Nathan Aviezer (נתן אביעזר; 7 November 1935) is an American-Israeli physicist who writes on Torah and science, especially on evolution and cosmology from an Orthodox Jewish perspective. He is a professor of physics and former chairman of the Physics Department of Bar-Ilan University.

==Biography==
Aviezer was born in Switzerland in 1935 and raised in the United States. He received his doctorate in physics from the University of Chicago, and subsequently held a research position at the University of Illinois in the research group of Professor John Bardeen, the only person ever to be awarded two Nobel Prizes in physics. He was then invited to join the research group at the IBM Watson Research Center near New York headed by Professor Leo Esaki, who was also a Nobel Prize winner. In 1967, Aviezer and his wife Dvora made aliyah to Israel. He is the author of 140 scientific articles on solid state physics. In recognition of his important research contributions, he was honored by being elected as a Fellow of the American Physical Society (1984).
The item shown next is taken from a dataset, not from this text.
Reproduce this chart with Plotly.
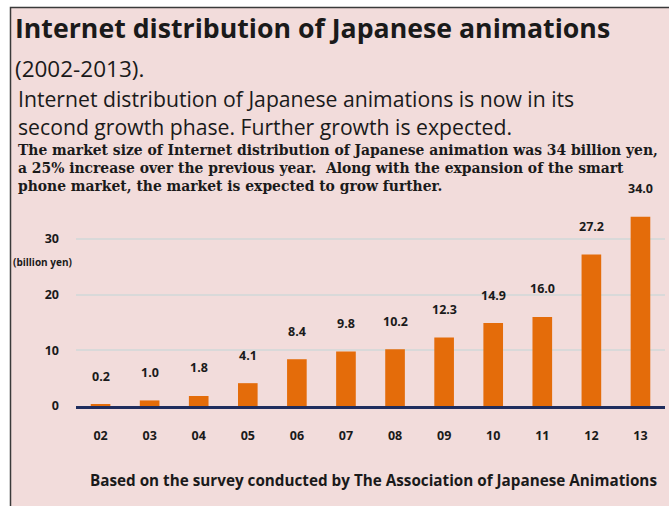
import plotly.graph_objects as go

years = ["02", "03", "04", "05", "06", "07", "08", "09", "10", "11", "12", "13"]
values = [0.2, 1.0, 1.8, 4.1, 8.4, 9.8, 10.2, 12.3, 14.9, 16.0, 27.2, 34.0]
value_labels = ["0.2", "1.0", "1.8", "4.1", "8.4", "9.8", "10.2", "12.3", "14.9", "16.0", "27.2", "34.0"]
y_ticks = [0, 10, 20, 30]

title = "Internet distribution of Japanese animations"
subtitle = "(2002-2013)."
headline = ["Internet distribution of Japanese animations is now in its",
            "second growth phase. Further growth is expected."]
body = ["The market size of Internet distribution of Japanese animation was 34 billion yen,",
        "a 25% increase over the previous year.  Along with the expansion of the smart",
        "phone market, the market is expected to grow further."]
unit = "(billion yen)"
source = "Based on the survey conducted by The Association of Japanese Animations"

W, H = 669, 506
L, R, T, B = 76, 665, 210, 406

def xp(px):
    return (px - L) / (R - L)

def yp(py):
    return (B - py) / (B - T)

PINK = "#F2DCDB"
ORANGE = "#E46C0A"
NAVY = "#1F2D5E"
TXT = "#1a1a1a"
SANS = "Open Sans"
SERIF = "DejaVu Serif"

fig = go.Figure()
fig.add_trace(go.Bar(x=list(range(len(years))), y=values,
                     marker=dict(color=ORANGE, line=dict(width=0)),
                     width=0.4, showlegend=False, hoverinfo="y"))

annotations = []
for i, (v, lab) in enumerate(zip(values, value_labels)):
    annotations.append(dict(x=i, y=v, xref="x", yref="y", text="<b>" + lab + "</b>",
                            showarrow=False, yanchor="middle", yshift=28,
                            font=dict(family=SANS, size=12.5, color=TXT)))

def txt(s, px, py, size, bold=False, family=SANS, xanchor="left", yanchor="middle"):
    annotations.append(dict(x=xp(px), y=yp(py), xref="paper", yref="paper",
                            text=("<b>%s</b>" % s) if bold else s, showarrow=False,
                            xanchor=xanchor, yanchor=yanchor, align="left",
                            font=dict(family=family, size=size, color=TXT)))

txt(title, 13, 27, 26.7, bold=True)
txt(subtitle, 13, 69, 22.5)
txt("<br>".join(headline), 16, 112, 21.2)
txt("<br>".join(body), 16, 167.5, 13.9, bold=True, family=SERIF)
txt(unit, 74, 262, 10, bold=True, xanchor="right")
txt(source, 88, 480, 15.25, bold=True)

shapes = [dict(type="rect", xref="paper", yref="paper", layer="below",
               x0=xp(10.5), x1=xp(700), y0=yp(7.5), y1=yp(540),
               fillcolor=PINK, line=dict(color="#3a3a3a", width=1.5))]

fig.update_layout(
    width=W, height=H,
    margin=dict(l=L, r=W - R, t=T, b=H - B, pad=0),
    paper_bgcolor="white", plot_bgcolor="white",
    xaxis=dict(range=[-0.5, len(years) - 0.5],
               tickvals=list(range(len(years))), ticktext=years,
               showgrid=False, showline=True, linecolor=NAVY, linewidth=3,
               zeroline=False, ticks="", ticklabelstandoff=16,
               tickfont=dict(family=SANS, size=12.5, color=TXT, weight="bold"),
               fixedrange=True),
    yaxis=dict(range=[0, 35.2], tickvals=y_ticks, showgrid=True, gridcolor="#D9D9D9",
               gridwidth=1.5, zeroline=False, showline=False, ticks="",
               ticklabelstandoff=16,
               tickfont=dict(family=SANS, size=12.5, color=TXT, weight="bold"),
               fixedrange=True),
    annotations=annotations,
    shapes=shapes,
    font=dict(family=SANS, color=TXT),
)

fig.write_html("out.html")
In addition to his scientific research, Aviezer has a long-standing involvement in Torah and science and he has written three books on the subject: "In the Beginning" (translated into nine languages),"Fossils and Faith" (translated into four languages), "Modern Science and Ancient Faith" (recently published). For several decades, Aviezer has received invitation to lecture on the subject of Torah and science throughout the world. Aviezer also gives a course in Torah and science at Bar-Ilan University. In 1999, his course was awarded the prestigious Templeton Prize. Aviezer continues to give lectures on Torah and science throughout Israel as well as abroad.

==Views on creation and evolution==
Aviezer publishes on the subject of Torah and science, using the language of science and rejecting creationism. Aviezer allows for divine guidance within an evolutionary paradigm in the transmutation of species over time, including the emergence of modern man. He interprets the six days of creation as broadly referring to large periods of time, an interpretation for which he cites rabbinic sources, including Maimonides and Nachmanides, citing in particular the problem with defining the several "days" of creation that precede the creation of the Sun, according to the Biblical narrative.